• [Short task] How many of these lines hold the string "this"? Answer with the number only.
— Start Data shown —
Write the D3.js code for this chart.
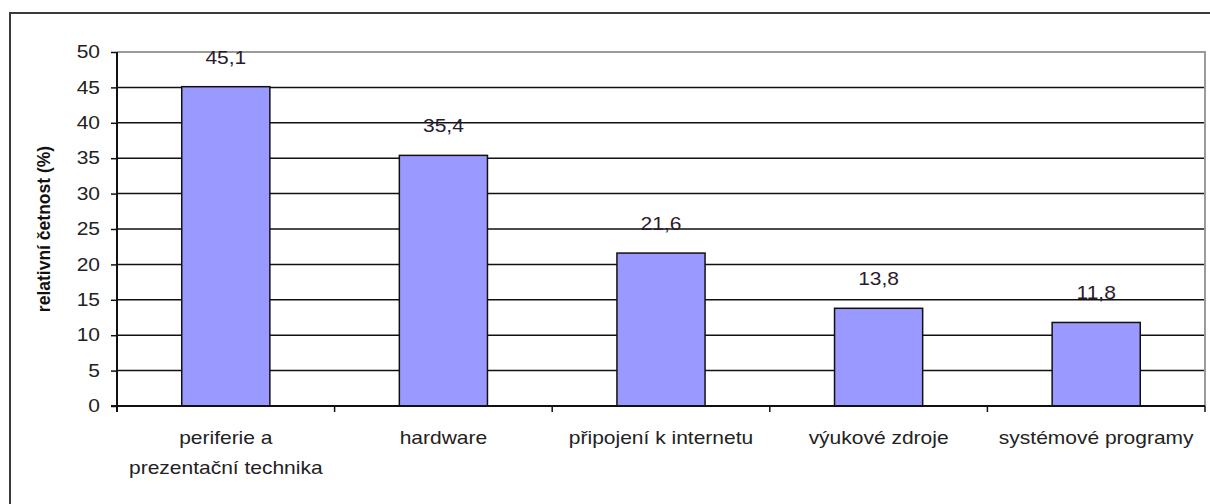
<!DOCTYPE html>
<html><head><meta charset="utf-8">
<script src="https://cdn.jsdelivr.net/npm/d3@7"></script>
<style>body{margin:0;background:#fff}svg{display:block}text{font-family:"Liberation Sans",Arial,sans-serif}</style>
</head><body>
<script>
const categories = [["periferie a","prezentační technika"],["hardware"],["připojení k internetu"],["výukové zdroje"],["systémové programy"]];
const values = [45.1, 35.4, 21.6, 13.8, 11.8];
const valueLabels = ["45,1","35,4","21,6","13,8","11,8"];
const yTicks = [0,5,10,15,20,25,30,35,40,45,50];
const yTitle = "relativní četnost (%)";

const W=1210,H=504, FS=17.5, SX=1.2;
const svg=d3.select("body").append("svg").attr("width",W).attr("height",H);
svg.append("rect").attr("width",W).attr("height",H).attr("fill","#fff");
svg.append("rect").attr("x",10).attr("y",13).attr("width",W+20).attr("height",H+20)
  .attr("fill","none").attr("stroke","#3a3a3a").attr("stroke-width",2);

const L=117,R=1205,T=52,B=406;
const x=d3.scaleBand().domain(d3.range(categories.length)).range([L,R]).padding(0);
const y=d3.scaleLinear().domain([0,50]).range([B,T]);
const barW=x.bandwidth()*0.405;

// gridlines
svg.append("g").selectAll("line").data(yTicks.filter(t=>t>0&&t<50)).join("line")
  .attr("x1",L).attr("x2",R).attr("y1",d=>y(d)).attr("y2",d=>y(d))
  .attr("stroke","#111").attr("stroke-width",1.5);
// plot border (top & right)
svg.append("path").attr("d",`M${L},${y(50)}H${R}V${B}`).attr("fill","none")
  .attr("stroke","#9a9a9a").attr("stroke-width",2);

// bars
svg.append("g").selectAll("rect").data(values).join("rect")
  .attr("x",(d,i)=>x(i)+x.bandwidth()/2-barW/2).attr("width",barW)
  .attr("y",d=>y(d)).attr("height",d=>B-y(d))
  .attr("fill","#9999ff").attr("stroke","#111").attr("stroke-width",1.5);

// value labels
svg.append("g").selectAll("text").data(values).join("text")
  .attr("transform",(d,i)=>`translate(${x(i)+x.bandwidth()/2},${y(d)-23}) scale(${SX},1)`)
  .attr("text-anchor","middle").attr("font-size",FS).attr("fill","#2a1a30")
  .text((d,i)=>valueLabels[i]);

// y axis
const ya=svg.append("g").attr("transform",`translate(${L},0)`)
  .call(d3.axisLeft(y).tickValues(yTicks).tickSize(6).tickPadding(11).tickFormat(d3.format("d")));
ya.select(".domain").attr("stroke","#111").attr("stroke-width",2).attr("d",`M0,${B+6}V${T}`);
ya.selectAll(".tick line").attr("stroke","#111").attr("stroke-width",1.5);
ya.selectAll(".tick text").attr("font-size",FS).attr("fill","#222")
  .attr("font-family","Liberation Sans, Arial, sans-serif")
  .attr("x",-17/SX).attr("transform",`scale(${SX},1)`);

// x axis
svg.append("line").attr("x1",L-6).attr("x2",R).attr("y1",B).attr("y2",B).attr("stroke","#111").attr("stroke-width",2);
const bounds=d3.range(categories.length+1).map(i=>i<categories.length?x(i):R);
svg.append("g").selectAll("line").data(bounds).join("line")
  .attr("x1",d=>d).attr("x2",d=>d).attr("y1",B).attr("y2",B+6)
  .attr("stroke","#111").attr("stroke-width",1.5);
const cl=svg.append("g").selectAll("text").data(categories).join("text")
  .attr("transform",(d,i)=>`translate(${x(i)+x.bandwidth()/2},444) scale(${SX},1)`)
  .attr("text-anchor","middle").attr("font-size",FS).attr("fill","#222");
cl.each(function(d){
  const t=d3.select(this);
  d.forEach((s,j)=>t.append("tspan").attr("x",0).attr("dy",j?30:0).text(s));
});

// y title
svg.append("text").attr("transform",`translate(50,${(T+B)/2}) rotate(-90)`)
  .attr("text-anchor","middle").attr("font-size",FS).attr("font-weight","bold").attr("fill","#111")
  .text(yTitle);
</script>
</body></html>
— End Data shown —
• [Output] 2